• WORK TO COMPLETE
Copy, exactly and only, the lines from the one with "Clone this diagram in TikZ." up to and including the one with "(b7.south) -- (b8.north);", leaving pictures out.

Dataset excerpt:
◇ ◇ ◇ ◇
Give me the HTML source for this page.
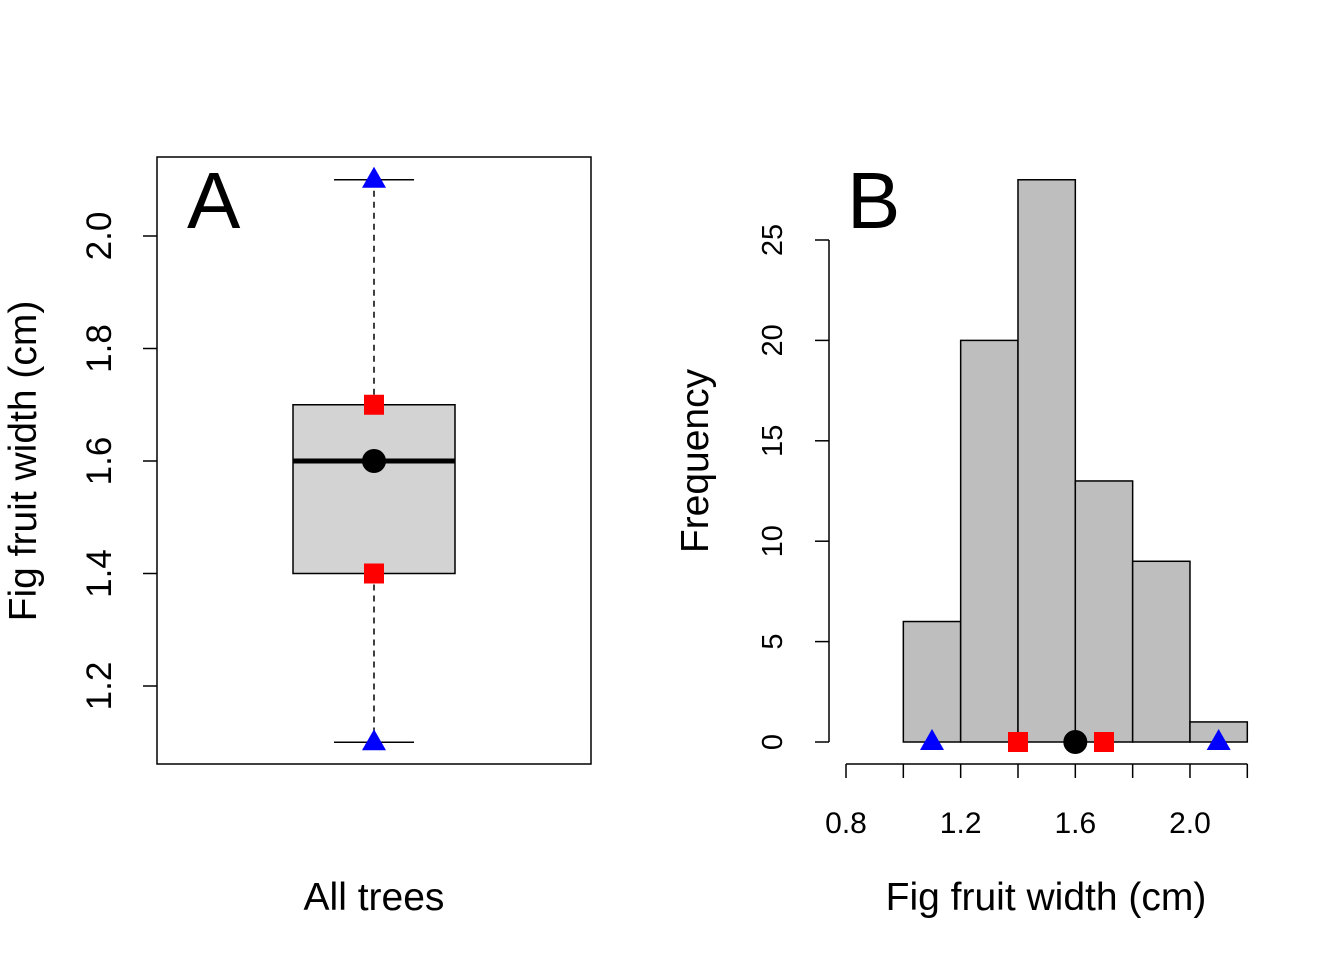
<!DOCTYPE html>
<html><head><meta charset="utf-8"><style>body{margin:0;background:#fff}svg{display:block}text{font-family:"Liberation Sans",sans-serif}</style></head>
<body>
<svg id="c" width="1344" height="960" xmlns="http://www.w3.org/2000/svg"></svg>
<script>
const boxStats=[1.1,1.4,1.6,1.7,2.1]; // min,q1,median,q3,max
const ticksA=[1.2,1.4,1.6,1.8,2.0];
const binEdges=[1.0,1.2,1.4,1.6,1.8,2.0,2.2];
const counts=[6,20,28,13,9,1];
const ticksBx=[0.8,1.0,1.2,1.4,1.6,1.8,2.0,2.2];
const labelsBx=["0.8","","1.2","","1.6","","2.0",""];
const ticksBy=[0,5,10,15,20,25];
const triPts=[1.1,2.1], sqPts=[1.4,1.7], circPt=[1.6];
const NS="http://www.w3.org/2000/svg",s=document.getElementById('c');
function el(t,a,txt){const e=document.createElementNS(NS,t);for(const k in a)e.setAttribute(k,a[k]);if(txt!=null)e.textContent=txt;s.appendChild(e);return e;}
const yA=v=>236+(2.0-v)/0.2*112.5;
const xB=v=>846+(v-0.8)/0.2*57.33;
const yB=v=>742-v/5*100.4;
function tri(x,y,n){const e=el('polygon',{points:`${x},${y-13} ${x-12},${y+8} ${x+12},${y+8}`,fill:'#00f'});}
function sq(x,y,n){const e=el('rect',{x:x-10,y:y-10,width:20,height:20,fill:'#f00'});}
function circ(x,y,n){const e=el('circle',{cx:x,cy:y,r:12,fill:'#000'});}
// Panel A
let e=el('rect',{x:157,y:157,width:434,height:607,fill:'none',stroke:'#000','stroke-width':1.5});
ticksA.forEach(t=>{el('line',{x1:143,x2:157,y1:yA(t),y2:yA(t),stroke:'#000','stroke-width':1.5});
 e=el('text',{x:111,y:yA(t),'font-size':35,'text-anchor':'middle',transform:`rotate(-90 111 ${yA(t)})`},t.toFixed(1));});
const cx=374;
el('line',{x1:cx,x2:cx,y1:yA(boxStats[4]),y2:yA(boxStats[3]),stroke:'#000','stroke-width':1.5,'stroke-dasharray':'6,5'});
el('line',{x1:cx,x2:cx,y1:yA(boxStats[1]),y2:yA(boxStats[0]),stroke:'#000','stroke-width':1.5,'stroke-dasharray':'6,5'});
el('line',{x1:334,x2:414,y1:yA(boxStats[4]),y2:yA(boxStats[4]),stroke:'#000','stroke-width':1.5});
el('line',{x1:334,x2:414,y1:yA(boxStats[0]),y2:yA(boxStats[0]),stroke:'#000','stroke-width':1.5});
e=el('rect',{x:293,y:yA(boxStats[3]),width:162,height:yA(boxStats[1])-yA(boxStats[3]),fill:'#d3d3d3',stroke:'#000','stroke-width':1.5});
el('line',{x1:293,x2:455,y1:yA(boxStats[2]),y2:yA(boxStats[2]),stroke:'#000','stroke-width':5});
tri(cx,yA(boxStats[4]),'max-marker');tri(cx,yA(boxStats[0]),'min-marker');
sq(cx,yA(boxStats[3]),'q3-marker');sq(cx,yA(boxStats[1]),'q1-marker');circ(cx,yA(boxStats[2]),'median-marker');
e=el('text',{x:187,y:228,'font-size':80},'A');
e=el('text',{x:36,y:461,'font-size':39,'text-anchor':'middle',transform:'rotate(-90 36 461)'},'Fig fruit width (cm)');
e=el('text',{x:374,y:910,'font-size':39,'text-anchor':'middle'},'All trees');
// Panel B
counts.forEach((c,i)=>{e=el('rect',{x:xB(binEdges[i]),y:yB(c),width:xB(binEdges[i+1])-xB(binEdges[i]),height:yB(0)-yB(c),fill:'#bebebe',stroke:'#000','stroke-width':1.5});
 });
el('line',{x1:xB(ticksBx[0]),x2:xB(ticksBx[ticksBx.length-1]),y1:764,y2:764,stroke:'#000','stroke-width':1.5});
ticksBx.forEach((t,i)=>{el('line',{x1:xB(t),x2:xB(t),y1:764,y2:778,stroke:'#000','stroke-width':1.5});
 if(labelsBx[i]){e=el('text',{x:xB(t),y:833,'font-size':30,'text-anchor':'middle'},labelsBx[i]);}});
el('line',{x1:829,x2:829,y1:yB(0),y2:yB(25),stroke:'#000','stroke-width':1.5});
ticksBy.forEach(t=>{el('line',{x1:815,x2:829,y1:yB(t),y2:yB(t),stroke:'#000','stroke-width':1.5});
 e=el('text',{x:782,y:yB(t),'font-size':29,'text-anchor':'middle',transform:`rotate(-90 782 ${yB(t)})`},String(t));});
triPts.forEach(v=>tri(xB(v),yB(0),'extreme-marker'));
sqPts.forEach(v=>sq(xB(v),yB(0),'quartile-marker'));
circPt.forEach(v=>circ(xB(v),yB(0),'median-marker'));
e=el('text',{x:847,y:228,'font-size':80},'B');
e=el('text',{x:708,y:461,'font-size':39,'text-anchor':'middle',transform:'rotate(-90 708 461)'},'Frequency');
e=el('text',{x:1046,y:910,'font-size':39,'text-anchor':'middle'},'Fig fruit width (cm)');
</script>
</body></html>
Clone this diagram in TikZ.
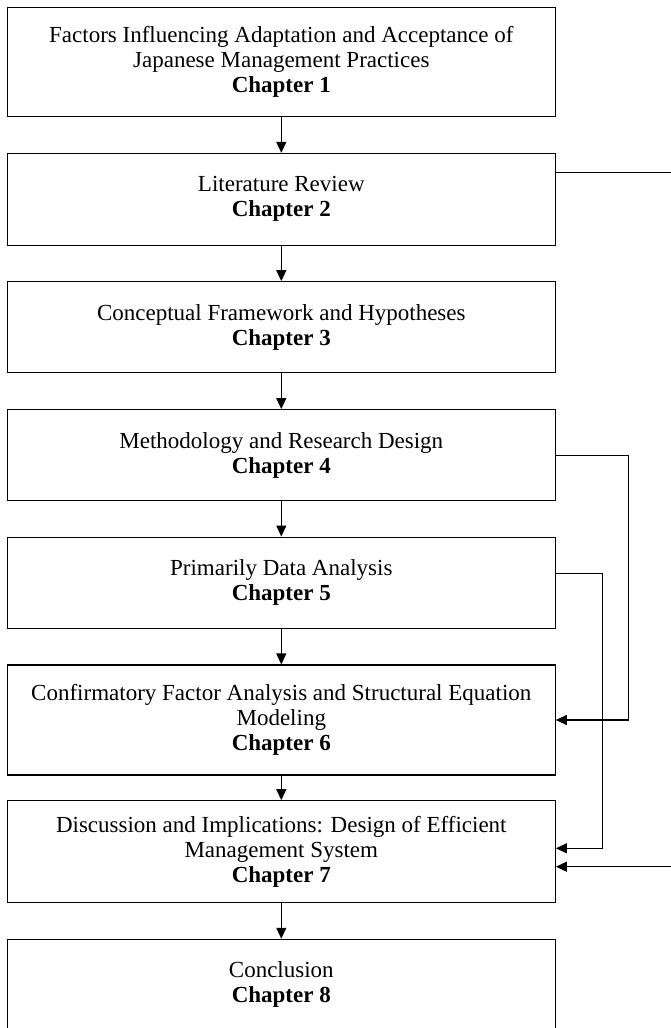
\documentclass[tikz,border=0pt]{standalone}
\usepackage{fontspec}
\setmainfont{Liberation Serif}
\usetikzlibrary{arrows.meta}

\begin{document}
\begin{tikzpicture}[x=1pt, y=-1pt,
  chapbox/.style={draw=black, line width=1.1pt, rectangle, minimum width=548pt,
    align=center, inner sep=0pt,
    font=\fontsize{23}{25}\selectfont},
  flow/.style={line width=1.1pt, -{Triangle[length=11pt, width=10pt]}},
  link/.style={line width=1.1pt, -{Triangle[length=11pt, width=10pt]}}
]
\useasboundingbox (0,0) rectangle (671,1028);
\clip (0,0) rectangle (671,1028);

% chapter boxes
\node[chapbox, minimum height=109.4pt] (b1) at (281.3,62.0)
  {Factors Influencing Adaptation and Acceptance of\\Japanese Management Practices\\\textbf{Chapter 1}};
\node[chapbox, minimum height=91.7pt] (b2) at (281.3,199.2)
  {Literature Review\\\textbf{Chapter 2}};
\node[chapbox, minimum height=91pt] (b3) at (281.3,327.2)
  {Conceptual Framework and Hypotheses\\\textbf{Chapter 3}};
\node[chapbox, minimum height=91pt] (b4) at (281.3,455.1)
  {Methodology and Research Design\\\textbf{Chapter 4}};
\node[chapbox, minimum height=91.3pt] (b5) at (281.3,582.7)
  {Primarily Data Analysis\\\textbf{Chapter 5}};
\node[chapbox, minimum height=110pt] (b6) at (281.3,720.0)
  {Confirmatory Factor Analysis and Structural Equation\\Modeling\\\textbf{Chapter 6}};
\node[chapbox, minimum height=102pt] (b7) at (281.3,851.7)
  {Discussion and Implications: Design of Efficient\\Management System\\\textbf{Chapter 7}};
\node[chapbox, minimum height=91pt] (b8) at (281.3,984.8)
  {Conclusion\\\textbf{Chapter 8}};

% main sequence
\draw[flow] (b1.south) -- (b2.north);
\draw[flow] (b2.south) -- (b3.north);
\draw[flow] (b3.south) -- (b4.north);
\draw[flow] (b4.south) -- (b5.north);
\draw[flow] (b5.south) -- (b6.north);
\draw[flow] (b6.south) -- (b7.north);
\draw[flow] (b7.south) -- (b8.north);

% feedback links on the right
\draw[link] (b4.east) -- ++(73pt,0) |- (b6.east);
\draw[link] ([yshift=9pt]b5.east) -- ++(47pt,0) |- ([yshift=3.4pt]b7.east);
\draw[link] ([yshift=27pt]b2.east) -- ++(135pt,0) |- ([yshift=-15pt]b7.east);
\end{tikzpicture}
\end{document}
◇ ◇ ◇ ◇
• RESULT OF THE EXERCISE
Clone this diagram in TikZ.
\documentclass[tikz,border=0pt]{standalone}
\usepackage{fontspec}
\setmainfont{Liberation Serif}
\usetikzlibrary{arrows.meta}

\begin{document}
\begin{tikzpicture}[x=1pt, y=-1pt,
  chapbox/.style={draw=black, line width=1.1pt, rectangle, minimum width=548pt,
    align=center, inner sep=0pt,
    font=\fontsize{23}{25}\selectfont},
  flow/.style={line width=1.1pt, -{Triangle[length=11pt, width=10pt]}},
  link/.style={line width=1.1pt, -{Triangle[length=11pt, width=10pt]}}
]
\useasboundingbox (0,0) rectangle (671,1028);
\clip (0,0) rectangle (671,1028);

% chapter boxes
\node[chapbox, minimum height=109.4pt] (b1) at (281.3,62.0)
  {Factors Influencing Adaptation and Acceptance of\\Japanese Management Practices\\\textbf{Chapter 1}};
\node[chapbox, minimum height=91.7pt] (b2) at (281.3,199.2)
  {Literature Review\\\textbf{Chapter 2}};
\node[chapbox, minimum height=91pt] (b3) at (281.3,327.2)
  {Conceptual Framework and Hypotheses\\\textbf{Chapter 3}};
\node[chapbox, minimum height=91pt] (b4) at (281.3,455.1)
  {Methodology and Research Design\\\textbf{Chapter 4}};
\node[chapbox, minimum height=91.3pt] (b5) at (281.3,582.7)
  {Primarily Data Analysis\\\textbf{Chapter 5}};
\node[chapbox, minimum height=110pt] (b6) at (281.3,720.0)
  {Confirmatory Factor Analysis and Structural Equation\\Modeling\\\textbf{Chapter 6}};
\node[chapbox, minimum height=102pt] (b7) at (281.3,851.7)
  {Discussion and Implications: Design of Efficient\\Management System\\\textbf{Chapter 7}};
\node[chapbox, minimum height=91pt] (b8) at (281.3,984.8)
  {Conclusion\\\textbf{Chapter 8}};

% main sequence
\draw[flow] (b1.south) -- (b2.north);
\draw[flow] (b2.south) -- (b3.north);
\draw[flow] (b3.south) -- (b4.north);
\draw[flow] (b4.south) -- (b5.north);
\draw[flow] (b5.south) -- (b6.north);
\draw[flow] (b6.south) -- (b7.north);
\draw[flow] (b7.south) -- (b8.north);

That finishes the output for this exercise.